GIVEN PROBLEM: Your task is to copy the listing exactly, with the pictures left out.

INFORMATION SUPPLIED:
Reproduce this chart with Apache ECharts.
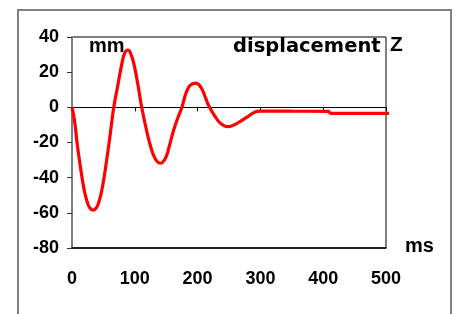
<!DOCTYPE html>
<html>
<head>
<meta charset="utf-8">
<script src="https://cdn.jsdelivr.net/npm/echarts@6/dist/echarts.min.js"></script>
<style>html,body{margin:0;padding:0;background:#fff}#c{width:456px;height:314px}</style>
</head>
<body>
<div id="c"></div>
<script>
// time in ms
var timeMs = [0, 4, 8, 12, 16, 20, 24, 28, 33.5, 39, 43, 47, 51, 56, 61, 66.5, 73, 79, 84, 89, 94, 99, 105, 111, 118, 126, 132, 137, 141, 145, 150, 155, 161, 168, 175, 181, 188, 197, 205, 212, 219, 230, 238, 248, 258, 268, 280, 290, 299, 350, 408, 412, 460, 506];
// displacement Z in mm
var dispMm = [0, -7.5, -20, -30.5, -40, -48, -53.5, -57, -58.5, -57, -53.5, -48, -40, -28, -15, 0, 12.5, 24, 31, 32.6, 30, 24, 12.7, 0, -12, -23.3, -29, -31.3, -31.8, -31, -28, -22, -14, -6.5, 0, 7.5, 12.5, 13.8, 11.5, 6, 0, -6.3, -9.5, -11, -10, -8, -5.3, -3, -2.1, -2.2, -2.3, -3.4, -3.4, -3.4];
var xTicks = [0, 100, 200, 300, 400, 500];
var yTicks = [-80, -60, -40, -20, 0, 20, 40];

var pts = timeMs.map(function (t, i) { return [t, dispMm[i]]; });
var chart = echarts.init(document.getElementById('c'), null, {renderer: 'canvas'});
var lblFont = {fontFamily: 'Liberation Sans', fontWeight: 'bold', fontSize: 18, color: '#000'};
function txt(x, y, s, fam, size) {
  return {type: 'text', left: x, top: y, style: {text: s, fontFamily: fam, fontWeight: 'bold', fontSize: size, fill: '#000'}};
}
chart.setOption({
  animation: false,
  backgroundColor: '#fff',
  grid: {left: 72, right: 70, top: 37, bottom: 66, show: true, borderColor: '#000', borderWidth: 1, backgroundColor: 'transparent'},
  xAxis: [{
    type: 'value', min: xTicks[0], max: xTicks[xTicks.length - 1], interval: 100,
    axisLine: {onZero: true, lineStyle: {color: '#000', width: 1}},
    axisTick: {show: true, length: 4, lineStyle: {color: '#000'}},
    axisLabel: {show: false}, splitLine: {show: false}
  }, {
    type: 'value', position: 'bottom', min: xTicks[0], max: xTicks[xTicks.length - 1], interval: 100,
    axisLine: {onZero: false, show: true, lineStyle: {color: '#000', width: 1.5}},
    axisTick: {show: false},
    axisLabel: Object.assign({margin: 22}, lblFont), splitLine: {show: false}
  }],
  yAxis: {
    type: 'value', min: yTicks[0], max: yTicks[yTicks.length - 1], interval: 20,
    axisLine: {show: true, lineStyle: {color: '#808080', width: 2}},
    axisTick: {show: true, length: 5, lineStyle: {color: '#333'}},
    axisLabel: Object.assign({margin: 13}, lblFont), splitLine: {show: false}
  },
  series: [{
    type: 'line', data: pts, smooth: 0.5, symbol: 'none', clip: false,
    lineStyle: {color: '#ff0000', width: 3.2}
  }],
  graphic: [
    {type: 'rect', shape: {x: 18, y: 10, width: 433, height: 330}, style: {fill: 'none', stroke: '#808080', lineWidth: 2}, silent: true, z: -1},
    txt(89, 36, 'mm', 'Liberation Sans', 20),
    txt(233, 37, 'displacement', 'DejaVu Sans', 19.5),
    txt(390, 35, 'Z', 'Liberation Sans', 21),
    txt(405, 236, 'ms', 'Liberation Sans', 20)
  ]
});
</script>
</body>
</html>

TASK ANSWER:
Reproduce this chart with Apache ECharts.
<!DOCTYPE html>
<html>
<head>
<meta charset="utf-8">
<script src="https://cdn.jsdelivr.net/npm/echarts@6/dist/echarts.min.js"></script>
<style>html,body{margin:0;padding:0;background:#fff}#c{width:456px;height:314px}</style>
</head>
<body>
<div id="c"></div>
<script>
// time in ms
var timeMs = [0, 4, 8, 12, 16, 20, 24, 28, 33.5, 39, 43, 47, 51, 56, 61, 66.5, 73, 79, 84, 89, 94, 99, 105, 111, 118, 126, 132, 137, 141, 145, 150, 155, 161, 168, 175, 181, 188, 197, 205, 212, 219, 230, 238, 248, 258, 268, 280, 290, 299, 350, 408, 412, 460, 506];
// displacement Z in mm
var dispMm = [0, -7.5, -20, -30.5, -40, -48, -53.5, -57, -58.5, -57, -53.5, -48, -40, -28, -15, 0, 12.5, 24, 31, 32.6, 30, 24, 12.7, 0, -12, -23.3, -29, -31.3, -31.8, -31, -28, -22, -14, -6.5, 0, 7.5, 12.5, 13.8, 11.5, 6, 0, -6.3, -9.5, -11, -10, -8, -5.3, -3, -2.1, -2.2, -2.3, -3.4, -3.4, -3.4];
var xTicks = [0, 100, 200, 300, 400, 500];
var yTicks = [-80, -60, -40, -20, 0, 20, 40];

var pts = timeMs.map(function (t, i) { return [t, dispMm[i]]; });
var chart = echarts.init(document.getElementById('c'), null, {renderer: 'canvas'});
var lblFont = {fontFamily: 'Liberation Sans', fontWeight: 'bold', fontSize: 18, color: '#000'};
function txt(x, y, s, fam, size) {
  return {type: 'text', left: x, top: y, style: {text: s, fontFamily: fam, fontWeight: 'bold', fontSize: size, fill: '#000'}};
}
chart.setOption({
  animation: false,
  backgroundColor: '#fff',
  grid: {left: 72, right: 70, top: 37, bottom: 66, show: true, borderColor: '#000', borderWidth: 1, backgroundColor: 'transparent'},
  xAxis: [{
    type: 'value', min: xTicks[0], max: xTicks[xTicks.length - 1], interval: 100,
    axisLine: {onZero: true, lineStyle: {color: '#000', width: 1}},
    axisTick: {show: true, length: 4, lineStyle: {color: '#000'}},
    axisLabel: {show: false}, splitLine: {show: false}
  }, {
    type: 'value', position: 'bottom', min: xTicks[0], max: xTicks[xTicks.length - 1], interval: 100,
    axisLine: {onZero: false, show: true, lineStyle: {color: '#000', width: 1.5}},
    axisTick: {show: false},
    axisLabel: Object.assign({margin: 22}, lblFont), splitLine: {show: false}
  }],
  yAxis: {
    type: 'value', min: yTicks[0], max: yTicks[yTicks.length - 1], interval: 20,
    axisLine: {show: true, lineStyle: {color: '#808080', width: 2}},
    axisTick: {show: true, length: 5, lineStyle: {color: '#333'}},
    axisLabel: Object.assign({margin: 13}, lblFont), splitLine: {show: false}
  },
  series: [{
    type: 'line', data: pts, smooth: 0.5, symbol: 'none', clip: false,
    lineStyle: {color: '#ff0000', width: 3.2}
  }],
  graphic: [
    {type: 'rect', shape: {x: 18, y: 10, width: 433, height: 330}, style: {fill: 'none', stroke: '#808080', lineWidth: 2}, silent: true, z: -1},
    txt(89, 36, 'mm', 'Liberation Sans', 20),
    txt(233, 37, 'displacement', 'DejaVu Sans', 19.5),
    txt(390, 35, 'Z', 'Liberation Sans', 21),
    txt(405, 236, 'ms', 'Liberation Sans', 20)
  ]
});
</script>
</body>
</html>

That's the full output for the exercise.